The art of statistical analysis can help us identify rare combinations as well as abnormal values. The ee-outliers tool, build by NVISO, is a handy Elasticsearch-based software which allows us to build models to identify outliers. As shown below, ee-outliers regularly polls our Elastic Stack given a base query, computes statistical models and tags outlier records.

                 Statistical Queries
+---------------+------------------->+-------------+
| Elastic Stack |                    | ee-outliers |
+---------------+<-------------------+-------------+
                    Outlier Events

There is an infinite amount of things one can monitor through DNS statistical analysis. The following examples outlines some basic use cases which do apply to most organizations.

To create additional models and fully understand the following samples, take some time to understand the ee-outliers configuration.

Rare Entry

In a typical company, any record change is worth investigating as most DNS records are usually stale. Some of the exceptions are the widely used RRSIG records, which must often be rotated, and SOA record, which should be incremented at each change.

The following statistical model aggregates all stale records based on the event.dataset field which matches the zone’s domain (honeypot.local. in our case). It then flags any record whose event.original field, which is the zone’s record, is observed in less than 10% of the maximum observed cases.

In short, this model will trigger on any new record which is not of the RRSIG or SOA type.

[terms_rare_record]
es_query_filter=NOT dns.type: ("RRSIG" OR "SOA")

aggregator=event.dataset
target=event.original
target_count_method=within_aggregator
trigger_on=low
trigger_method=pct_of_max_value
trigger_sensitivity=10

outlier_type=Rare Value
outlier_reason=Rare Record
outlier_summary=Rare record for '{event.dataset}'

As this model will flag any changed record, alerts generated from it should be considered as a low severity ones.

Rare CNAME Target

Companies often rely on a select set of hosting providers such as Amazon Web Services or Microsoft Azure. Detecting a variation or anomaly in hosting providers can be done by monitoring CNAME targets’ second-level domain (dns.rdata.sld) for rare values.

The following outliers model creates buckets per monitored domain (dns.sld) and flags any canonical name record’s target (dns.rdata.sld) which is observed in less than 10% of the most observed cases.

[terms_rare_cname_target]
es_query_filter=dns.type: "CNAME" AND _exists_: dns.rdata.sld AND _exists_: dns.sld

aggregator=dns.sld
target=dns.rdata.sld
target_count_method=within_aggregator
trigger_on=low
trigger_method=pct_of_max_value
trigger_sensitivity=10

outlier_type=Rare Value
outlier_reason=Rare Target
outlier_summary=Rare target '{dns.rdata.sld}' for '{dns.sld}'

Alerts generated from this model should be of medium severity as variations are possible but could also have a high impact.

Rare Mail Entry

Some entries only change exceptionally such as mail exchanger (MX) records or text (TXT) records related to email authentication (SPF, DKIM and DMARC).

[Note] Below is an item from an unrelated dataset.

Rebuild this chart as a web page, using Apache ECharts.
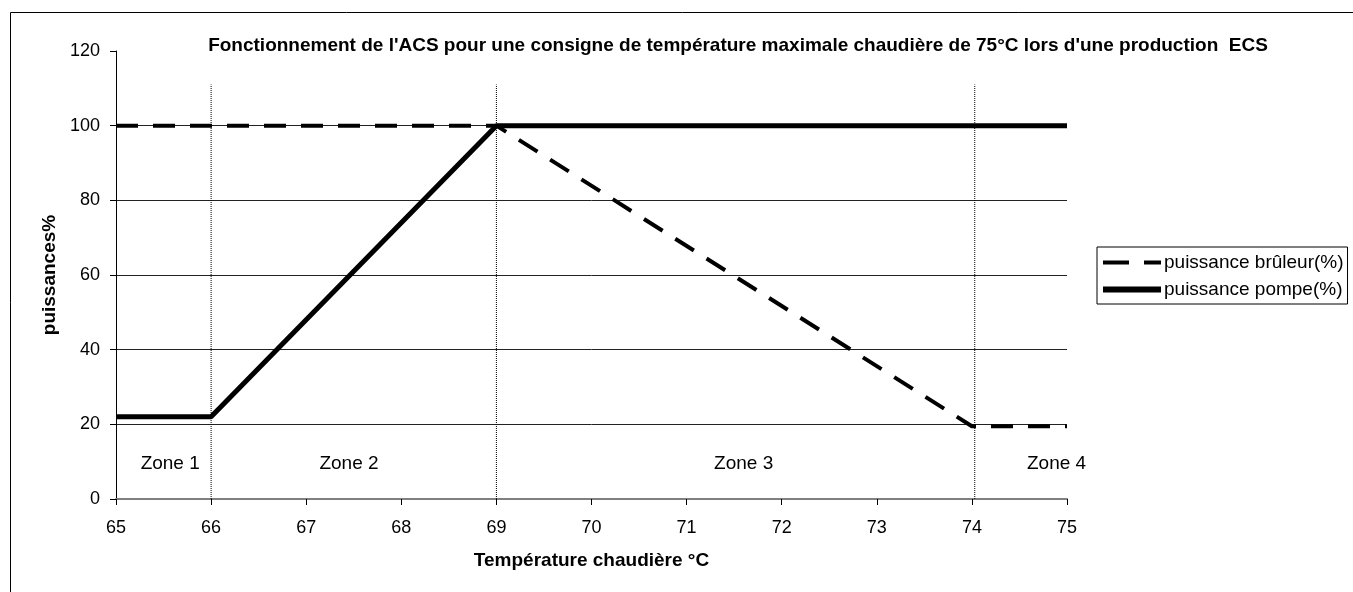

The following model aggregates all mail-related records based on the event.dataset field which matches the zone’s domain. It then flags any record whose event.original field, which is the zone’s record, is observed in less than 10% of the maximum observed cases.

In short, this model will act as the terms_rare_record model, only does it monitor mail-related records.

[terms_rare_mail_record]
es_query_filter=dns.type: "MX" OR (dns.type: "TXT" and dns.rdata.txt: ("*spf*" OR "*DKIM*" OR "*DMARC*"))

aggregator=event.dataset
target=event.original
target_count_method=within_aggregator
trigger_on=low
trigger_method=pct_of_max_value
trigger_sensitivity=10

outlier_type=Rare Value
outlier_reason=Rare Mail Record
outlier_summary=Rare '{dns.type}' mail-related record for '{event.dataset}'

Obviously, any alerts resulting from this model should be treated as high severity alerts and be prioritized for investigation.

Sample Results

To exploit the vulnerability in our honeypot, we can use the nsupdate command which will launch the dynamic DNS update utility. From there, the server command will allow us to target the honeypot name server, which in our case is available at 127.0.0.1:5053.

nsupdate
server 127.0.0.1 5053

Lets simulate the injection of a MX record of higher priority to hijack incoming mails.

update add honeypot.local 300 MX 1 malicious.example.com.
send

After the outliers have executed, which takes up to 1 minute in our proof-of-concept code, you can search for entries whose outliers.reason is “Rare Mail Record”. As observable in the following image, our malicious MX record has been flagged as “Rare Mail Record” as well as “Rare Record”.

Figure 2: A Screenshot of the Kibana Rare Mail Record Results

Altering a CNAME Record

To test our “Rare CNAME Target” model, lets alter the lorem.honeypot.local domain to point to a previously unseen target.

update delete lorem.honeypot.local CNAME
update add lorem.honeypot.local 300 CNAME malicious.example.com.
send

After the outliers have processed the zone’s state, you can search for entries whose outliers.reason is “Rare CNAME Target”. As observable in the beneath capture, our malicious CNAME record has been flagged as “Rare CNAME Target” as well as “Rare Record”.

Figure 3: A Screenshot of the Kibana Rare Target Results

Additional Remarks

Throughout the building of the proof-of-concept, we relied on a trigger_sensitivity of 10%. This number has been chosen to work nicely with our zone configuration. If you are looking to apply the same architecture in production, do not hesitate to fine-tune this number to reach the desired balance between false positives and false negatives.

The proof-of-concept does not cover the alert generation due to the complexity of automating its deployment. Readers looking into integrating the above-generated outliers should have a look at YELP’s Elastalert tool which supports many alerting methods (Email, Jira, Microsoft Teams, Slack, TheHive, …).